一方、モンゴル高原の南側に位置する「内モンゴル」は、地理的に中国との結びつきが強く、清朝崩壊後も中国の統治下にとどまりました。1947年、中華民国政府によって「内モンゴル自治区」として正式に編入され、その後の1949年に中華人民共和国が成立した後も自治区として存続しています。

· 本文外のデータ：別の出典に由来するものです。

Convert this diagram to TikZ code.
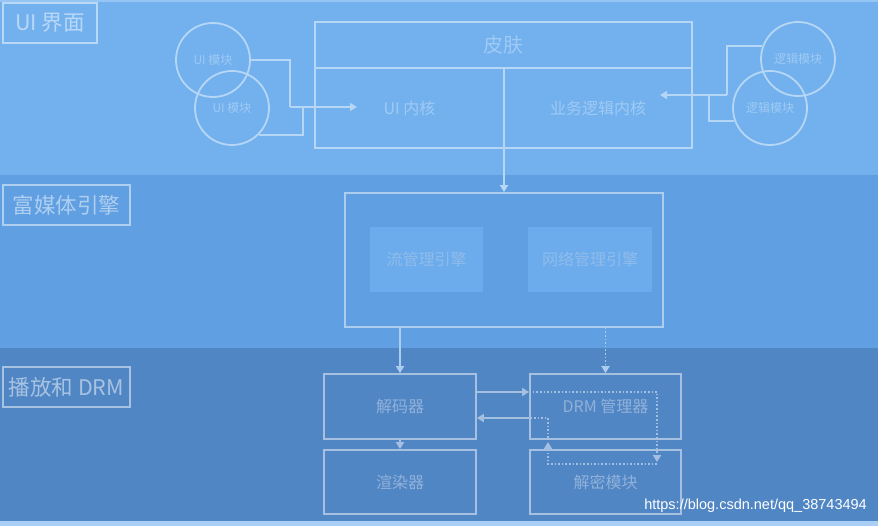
\documentclass[tikz,border=0pt]{standalone}
\usepackage{fontspec}
\setmainfont{Noto Sans CJK SC}
\newfontfamily\wmfont{Liberation Sans}
\usetikzlibrary{arrows.meta}
\definecolor{bandA}{HTML}{72B1EE}
\definecolor{bandB}{HTML}{5F9FE2}
\definecolor{bandC}{HTML}{5186C5}
\definecolor{bandD}{HTML}{A9D0F4}
\definecolor{innerfill}{HTML}{6CACEC}
\colorlet{lineA}{white!48!bandA}
\colorlet{lineB}{white!48!bandB}
\colorlet{lineC}{white!48!bandC}
\colorlet{textA}{white!32!bandA}
\colorlet{textB}{white!30!bandB}
\colorlet{textC}{white!36!bandC}
\tikzset{
  lbl/.style={draw, line width=1.8pt, minimum height=40pt, inner sep=0pt, font=\fontsize{21.5}{21.5}\selectfont},
  boxA/.style={draw=lineA, line width=1.8pt, inner sep=0pt, text=textA, font=\fontsize{16}{16}\selectfont},
  boxB/.style={draw=lineB, line width=1.8pt, inner sep=0pt, text=textB, font=\fontsize{16}{16}\selectfont},
  boxC/.style={draw=lineC, line width=1.8pt, inner sep=0pt, text=textC, font=\fontsize{16}{16}\selectfont},
  modcirc/.style={circle, draw=lineA, line width=1.8pt, minimum size=74pt, inner sep=0pt, text=textA, font=\fontsize{12}{12}\selectfont},
  conn/.style={line width=1.8pt},
  tip/.style={-{Triangle[length=7pt,width=8pt]}},
  dots/.style={line width=1.8pt, dash pattern=on 1.6pt off 2pt},
}
\begin{document}
\begin{tikzpicture}[x=1pt,y=-1pt]
\useasboundingbox (0,0) rectangle (878,526);
\fill[bandA] (0,0) rectangle (878,175);
\fill[white!25!bandA] (0,0) rectangle (878,2);
\fill[bandB] (0,175) rectangle (878,348);
\fill[bandC] (0,348) rectangle (878,521);
\fill[bandD] (0,521) rectangle (878,526);

% layer labels
\node[lbl, draw=white!50!bandA, text=white!50!bandA, minimum width=94pt] (labA) at (50,23) {UI 界面};
\node[lbl, draw=white!50!bandB, text=white!50!bandB, minimum width=127pt] (labB) at (66.5,205) {富媒体引擎};
\node[lbl, draw=white!50!bandC, text=white!50!bandC, minimum width=127pt] (labC) at (66.5,387) {播放和 DRM};

% UI layer
\node[boxA, minimum width=377pt, minimum height=46pt, font=\fontsize{20}{20}\selectfont] (skin) at (503.5,45) {皮肤};
\node[boxA, minimum width=189pt, minimum height=80pt] (uicore) at (409.5,108) {UI 内核};
\node[boxA, minimum width=188pt, minimum height=80pt] (biz) at (598,108) {业务逻辑内核};

\node[modcirc] (c1) at (213,60) {UI 模块};
\node[modcirc] (c2) at (232,108) {UI 模块};
\node[modcirc] (c3) at (798,59) {逻辑模块};
\node[modcirc] (c4) at (770,108) {逻辑模块};

\coordinate (uitip) at (357,107);
\coordinate (ujoin) at (290,107);
\coordinate (ujoin2) at (303,107);
\coordinate (biztip) at (660,95);
\coordinate (bjoin) at (727,95);
\coordinate (bjoin2) at (709,95);

\draw[conn, lineA] (c1.east) -| (ujoin);
\draw[conn, lineA] (c2.-45) -| (ujoin2);
\draw[conn, lineA, tip] (ujoin) -- (uitip);
\draw[conn, lineA] (c3.160) -| (bjoin);
\draw[conn, lineA] (c4.200) -| (bjoin2);
\draw[conn, lineA, tip] (bjoin) -- (biztip);

% rich media layer
\node[boxB, minimum width=318pt, minimum height=134pt] (rich) at (504,260) {};
\node[boxB, draw=none, fill=innerfill, minimum width=113pt, minimum height=65pt] (stream) at (426.5,259.5) {流管理引擎};
\node[boxB, draw=none, fill=innerfill, minimum width=124pt, minimum height=65pt] (net) at (590,259.5) {网络管理引擎};

\draw[conn, lineA, tip] (rich.north |- uicore.south) -- (rich.north);

% playback layer
\node[boxC, minimum width=152pt, minimum height=65pt] (dec) at (400,406.5) {解码器};
\node[boxC, minimum width=152pt, minimum height=64pt] (rend) at (400,482) {渲染器};
\node[boxC, minimum width=151pt, minimum height=65pt] (drm) at (605.5,406.5) {DRM 管理器};
\node[boxC, minimum width=151pt, minimum height=64pt] (decr) at (605.5,482) {解密模块};

\draw[conn, lineB, tip] (dec.north |- rich.south) -- (dec.north);
\draw[dots, lineB, tip] (drm.north |- rich.south) -- (drm.north);
\draw[conn, lineC, tip] (dec.south) -- (rend.north);

\coordinate (d1) at (dec.east |- 0,392);
\coordinate (d2) at (drm.west |- 0,392);
\coordinate (d3) at (657,392);
\coordinate (d4) at (657,462);
\coordinate (e1) at (657,464);
\coordinate (e2) at (548,464);
\coordinate (e3) at (548,442);
\coordinate (f1) at (548,438);
\coordinate (f2) at (548,418);
\coordinate (f3) at (drm.west |- 0,418);
\coordinate (f4) at (dec.east |- 0,418);

\draw[conn, lineC, tip] (d1) -- (d2);
\draw[dots, lineC, tip] (d2) -- (d3) -- (d4);
\draw[dots, lineC, tip] (e1) -- (e2) -- (e3);
\draw[dots, lineC] (f1) -- (f2) -- (f3);
\draw[conn, lineC, tip] (f3) -- (f4);

% watermark
\node[text=white, font=\wmfont\fontsize{14.5}{14.5}\selectfont, anchor=east, inner sep=0pt] (wm) at (867,506) {https://blog.csdn.net/qq\_38743494};
\end{tikzpicture}
\end{document}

こうして、モンゴル民族の住む地域は「モンゴル国(旧・外モンゴル)」と「内モンゴル自治区(中国領)」の2つに分かれることになりました。

2.モンゴル国の現状と課題

モンゴル国は資源の豊富な国ですが、経済的には中国への依存度が高く、以下のような課題を抱えています。

① 経済の中国依存

モンゴル経済は鉱業(特に石炭、銅、金)に大きく依存しており、輸出の約9割が中国向けです。そのため、中国経済の影響を受けやすく、モンゴル国内の経済の安定が課題となっています。

② 環境問題(砂漠化と大気汚染)

モンゴルでは都市部への人口集中と過放牧により、草原の砂漠化が進んでいます。また、冬季の暖房に石炭を使用するため、首都ウランバートルでは深刻な大気汚染も問題となっています。

③ 政治の不安定さ

モンゴルでは政権交代が頻繁に起こり、政治の不安定さが経済成長の足かせとなっています。また、汚職の問題も根強く、国民の政治への不信感が高まっています。

3.内モンゴルの現状と課題

一方、中国の内モンゴル自治区は、モンゴル族が少数派となっている現状や、文化の存続に関する問題を抱えています。

① モンゴル族の人口減少

内モンゴルの総人口約2,400万人のうち、モンゴル族は約400万人程度しかおらず、漢民族が圧倒的多数を占めています。このため、モンゴル族の伝統文化や言語が徐々に失われつつあります。

② 言語政策と文化の危機

近年、中国政府はモンゴル語の教育を制限する政策を進めており、モンゴル族の間では不満が高まっています。2020年にはモンゴル語教育の縮小に対して大規模な抗議活動が起こりましたが、中国政府はこれを厳しく取り締まりました。

③ 環境問題と土地利用

内モンゴルでも鉱業が盛んですが、これに伴う環境破壊や草原の砂漠化が深刻な問題となっています。また、都市化が進む中で、伝統的な遊牧生活を続けることが難しくなっています。

4.まとめ

モンゴル民族は歴史の流れの中で、「モンゴル国」と「内モンゴル自治区」という2つの異なる道を歩むことになりました。モンゴル国は独立国家としての発展を続ける一方で、中国の内モンゴル自治区では文化や言語の存続が大きな課題となっています。

今後、モンゴル国は経済の多様化と環境対策、政治の安定が求められます。一方、内モンゴルでは少数民族の権利保護が国際的な関心事となっており、中国政府の対応が注目されています。

2つのモンゴルの未来がどうなっていくのか、引き続き関心を持って見守る必要があるでしょう。